Let $$ M_1=\left( \begin{array}{cc} 1 & 1 \\ 0 & 1 \\ \end{array} \right), \qquad M_2=\left( \begin{array}{cc} 1 & 0 \\ 1 & 1 \\ \end{array} \right),\qquad v = \left( \begin{array}{c} 1 \\ 1 \\ \end{array} \right) $$
and consider the $n$-fold random product, for $n \in \mathbb N$. More precisely, let
$$\Psi_n := \log \| M_{i_1}M_{i_2}\cdots M_{i_n}v \|_{L^1}:$$ where each $i_k$ are i.i.d., equal to 1 or 2 with equal probability.

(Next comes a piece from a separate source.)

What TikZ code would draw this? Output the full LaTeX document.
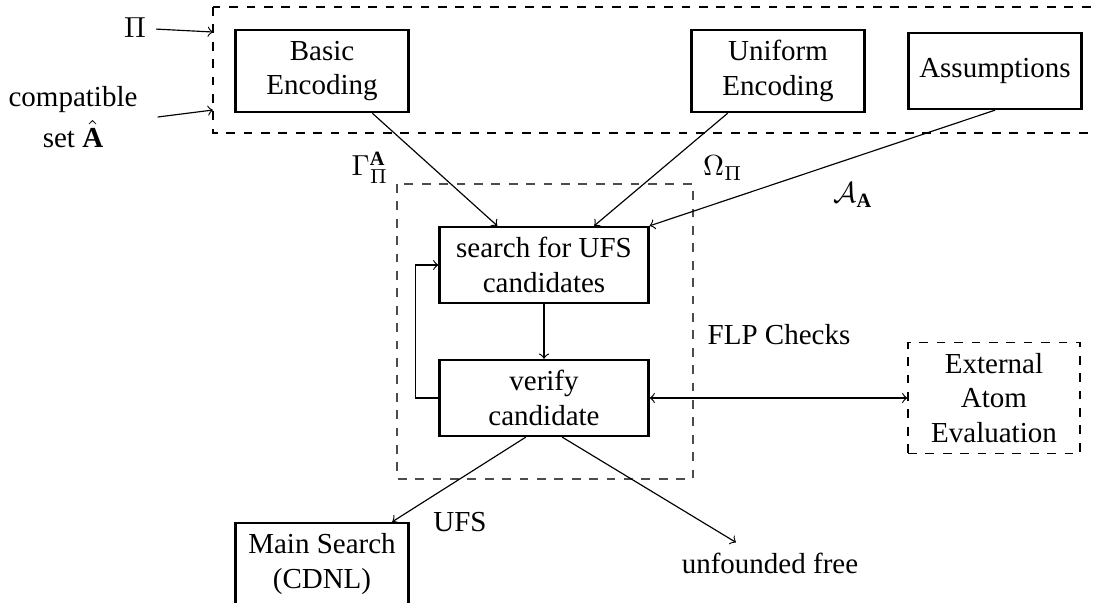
\documentclass[tikz,border=0pt]{standalone}
\usepackage{fontspec}
\setmainfont{Liberation Serif}
\usetikzlibrary{calc}
\begin{document}
\begin{tikzpicture}[x=0.3448pt,y=-0.3448pt,
    block/.style={draw,thick,align=center,minimum width=59.7pt,minimum height=28.3pt,inner sep=2pt},
    wideblock/.style={block,minimum width=72pt,minimum height=26.2pt},
    extbox/.style={draw,dashed,align=center,minimum width=59.3pt,minimum height=38.3pt,inner sep=2pt},
    grouprect/.style={dashed},
    every path/.style={>=to}]
\useasboundingbox (0,0) rectangle (1095,602);
% input group
\draw[grouprect] (213,7) rectangle (1100,133);
\node[block] (basic) at (322,71) {Basic\\Encoding};
\node[block] (uniform) at (778,71) {Uniform\\Encoding};
\node[block,minimum height=26.2pt] (assum) at (995,71) {Assumptions};
\node (pi) at (135,28) {$\Pi$};
\node[align=center] (compat) at (73,117) {compatible\\[2pt]set $\hat{\mathbf{A}}$};
\coordinate (inpi) at (213,32);
\coordinate (inset) at (213,110);
\draw[->] (pi) -- (inpi);
\draw[->] ($(compat.east)+(10,0)$) -- (inset);
% FLP check group
\draw[grouprect,black!70] (397,184) rectangle (693,479);
\node[wideblock] (search) at (544,265) {search for UFS\\candidates};
\node[wideblock] (verify) at (544,398) {verify\\candidate};
\node (flp) at (779,335) {FLP Checks};
\node[extbox] (ext) at (994,398) {External\\Atom\\Evaluation};
\node[block] (main) at (322,564) {Main Search\\(CDNL)};
\node (unf) at (770,563) {unfounded free};
% labels
\node (gammalab) at (370,168) {$\Gamma_{\Pi}^{\mathbf{A}}$};
\node (omegalab) at (723,168) {$\Omega_{\Pi}$};
\node (assumlab) at (853,195) {$\mathcal{A}_{\mathbf{A}}$};
\node (ufslab) at (460,522) {UFS};
% connectors
\draw[->] (basic.-40) -- (search.140);
\draw[->] (uniform.-140) -- (search.38);
\draw[->] (assum.south) -- (search.north east);
\draw[->] (search) -- (verify);
\draw[->] (verify.west) -- ++(-23,0) |- (search.west);
\draw[<->] (verify.east) -- (ext.west);
\draw[->] (verify.-115) -- (main.31);
\draw[->] (verify.-65) -- (unf);
\end{tikzpicture}
\end{document}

Scaling by $2^{-n}$, in this question we consider $\Phi_n$ as a compactly supported probability measure on $\mathbb R$ (i.e. a weighted sum of Dirac deltas).
Central Limit Theorem
For probability measures $\mu_n, \mu$, we here say
$$\mu_n\stackrel{\text{dist.}}\longrightarrow \mu$$
if, for each $-∞ < a \leq b < ∞$,
$$\mu_n\big([a,b]\big) \to \mu([a,b]) .$$
Under certain hypotheses on the $M_i$, one would see, for generic $v$, that $\Psi_n$ satisfies a kind of Central Limit Theorem:
I.e., that there exist constants $\lambda_\ast > 0$ and $\sigma >0$ such that
$$ \frac{\Psi_n - n \lambda_\ast}{\sigma^2\sqrt n} \stackrel{\text{dist.}}\longrightarrow N(0,1) \qquad\text{as }n \to ∞,$$
where $N(0,1)$ is the standard normal distribution.
Reality
Calculating some histograms in Mathematica, the shape of $\Psi_n$ seems to not be converging to a Gaussian, but to some kind of skewed distribution: see pictures below.
Questions:
- What can $\Phi_n$ be converging to, if anything?
- How would one prove that $\Phi_n$ is not converging to a Gaussian?